Mr. Smith is a superior business man and a gentleman. Adjutant Barstow is as
good
a model of a young gentleman of culture and ability as you or
I could desire. Then there are Captains, Duncan, Grout, Childs, Forster,
&c., &c., all excellent, reliable men. As for the rank & file of the
8th Vt. Regt., they are mostly youngerly men, of fine constitutions, capable of
much endurance; they are brave and patriotic, and furnish as good material to
make effective soldiers of as can be found in any country whatever. I know you will be proud of the Green Mountain Boys whom Col.
Thomas brings to the "Department of the Gulf" to co-operate with you in any
service you may have to perform.
Before leaving Newport's News you expressed a doubt in one of your letters to me
whether Vermont could raise at the present time more than one Regiment in
addition to those she had already sent into the field. But we now send you two full Infantry Regiments, and two
Artillery Companies. These have all been recruited since the middle of November,
amid the rigors of our Vermont winter season, and the Regiments could have
been
sent off four weeks ago, had
Government been ready with funds to pay the recruiting, subsistence and other
expenses of raising & organizing the Regts.
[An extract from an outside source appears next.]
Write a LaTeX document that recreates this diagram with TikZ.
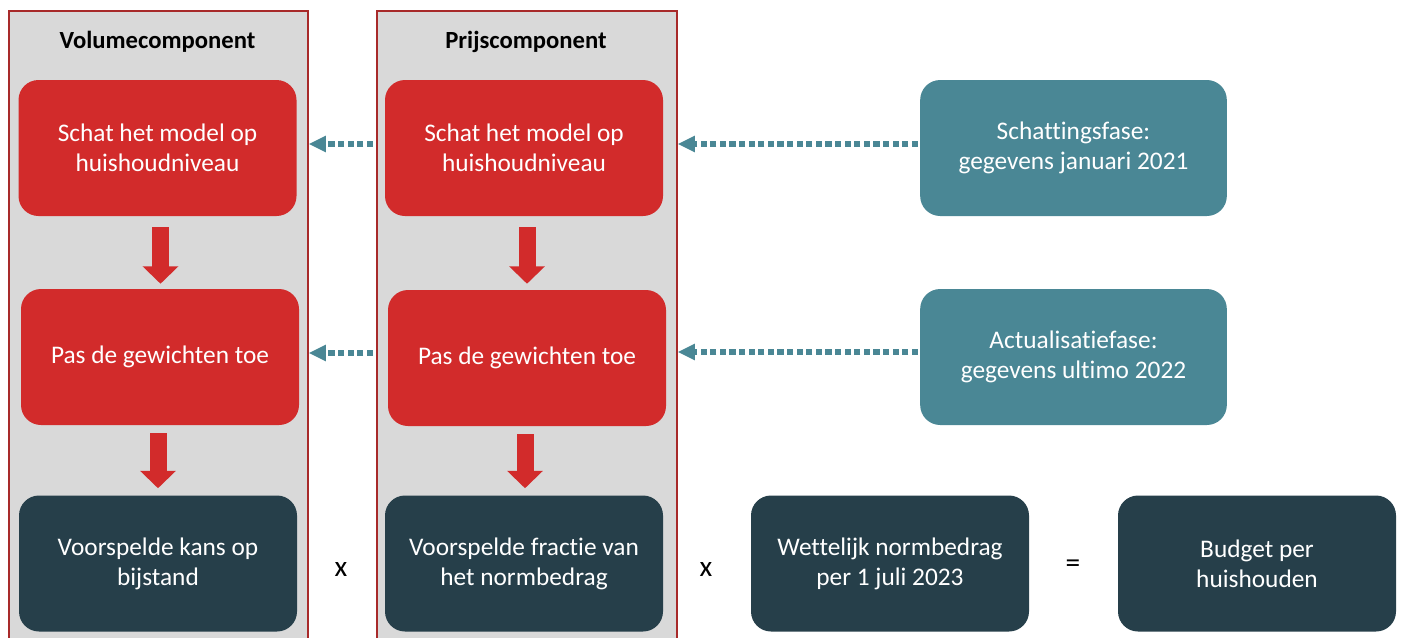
\documentclass[tikz,border=0pt]{standalone}
\usepackage{fontspec}
\setmainfont{Carlito}[Ligatures=NoCommon]
\usetikzlibrary{arrows.meta,calc}
\definecolor{cred}{HTML}{D22B2B}
\definecolor{cteal}{HTML}{4A8795}
\definecolor{cdark}{HTML}{263F4A}
\definecolor{cpanel}{HTML}{D9D9D9}
\definecolor{cborder}{HTML}{A82A2A}
\tikzset{
  panel/.style={draw=cborder,line width=1.2pt,fill=cpanel,anchor=north west,inner sep=0pt},
  box/.style={rounded corners=15pt,minimum width=208.5pt,minimum height=102pt,inner sep=0pt,
    text=white,align=center,font=\fontsize{19}{22.5}\selectfont},
  redbox/.style={box,fill=cred},
  tealbox/.style={box,fill=cteal,minimum width=230pt},
  darkbox/.style={box,fill=cdark},
  title/.style={font=\fontsize{18.5}{20}\selectfont\bfseries},
  op/.style={font=\fontsize{22}{24}\selectfont},
  blockarrow/.style={draw=cred,line width=12.75pt,-{Triangle[width=26pt,length=13pt]}},
  dotarrow/.style={draw=cteal,line width=4pt,dash pattern=on 4.6pt off 2.6pt,
    -{Triangle[width=11.5pt,length=13pt]}},
}
\begin{document}
\begin{tikzpicture}[x=0.75pt,y=-0.75pt]
\useasboundingbox (0,0) rectangle (1402,637);
% panels
\node[panel,minimum width=224.25pt,minimum height=471pt] (P1) at (8,10) {};
\node[panel,minimum width=225pt,minimum height=471pt] (P2) at (376,10) {};
\node[title] (t1) at (157.5,42) {Volumecomponent};
\node[title] (t2) at (526,42) {Prijscomponent};
% column 1
\node[redbox] (a1) at (157.5,148) {Schat het model op\\huishoudniveau};
\node[redbox] (a2) at (160,357) {Pas de gewichten toe};
\node[darkbox] (a3) at (158,563.5) {Voorspelde kans op\\bijstand};
% column 2
\node[redbox] (b1) at (524,148) {Schat het model op\\huishoudniveau};
\node[redbox] (b2) at (527,358) {Pas de gewichten toe};
\node[darkbox] (b3) at (524,563.5) {Voorspelde fractie van\\het normbedrag};
% teal
\node[tealbox] (s1) at (1073.5,148) {Schattingsfase:\\gegevens januari 2021};
\node[tealbox] (s2) at (1073.5,357) {Actualisatiefase:\\gegevens ultimo 2022};
% bottom right
\node[darkbox] (c1) at (890,563.5) {Wettelijk normbedrag\\per 1 juli 2023};
\node[darkbox] (c2) at (1257,563.5) {Budget per\\huishouden};
% operators
\node[op] (x1) at (341,569) {x};
\node[op] (x2) at (706,569) {x};
\node[op] (eq) at (1073,566) {=};
% block arrows
\draw[blockarrow] ($(a1.south)+(3,11)$) -- ($(a1.south |- a2.north)+(3,-5)$);
\draw[blockarrow] ($(a2.south)+(-2,8)$) -- ($(a2.south |- a3.north)+(-2,-7)$);
\draw[blockarrow] ($(b1.south)+(3,11)$) -- ($(b1.south |- b2.north)+(3,-6)$);
\draw[blockarrow] ($(b2.south)+(-2,8)$) -- ($(b2.south |- b3.north)+(-2,-7)$);
% dotted arrows
\draw[dotarrow] ($(s1.west)+(-2,-4)$) -- ($(P2.east |- s1.west)+(0,-4)$);
\draw[dotarrow] ($(s2.west)+(-2,-5)$) -- ($(P2.east |- s2.west)+(0,-5)$);
\draw[dotarrow] ($(P2.west |- b1.west)+(-3,-4)$) -- ($(P1.east |- b1.west)+(0,-4)$);
\draw[dotarrow] ($(P2.west |- b2.west)+(-3,-5)$) -- ($(P1.east |- b2.west)+(0,-5)$);
\end{tikzpicture}
\end{document}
You will agree with me that this
speaks pretty well for the patriotism of Vermont, & her determination to
defend the Government & Union against its foes.
Well, my dear General, what would I not give to take you by the hand and have one of our full & free "talks" - ranging over wide fields of discussion, and embracing all subjects from the funny to the sublime. Heaven grant that we may again meet, our country then being composed again, and a new era of peace & prosperity opened, giving greater promise to the land than any previous one. I feel that Providence is teaching us a severe, but in the end a useful lesson, and that we are yet to emerge from present gloom, purified & strengthened as a nation, in nearly every cardinal point. I could say much more, but will try now and write you often & fully.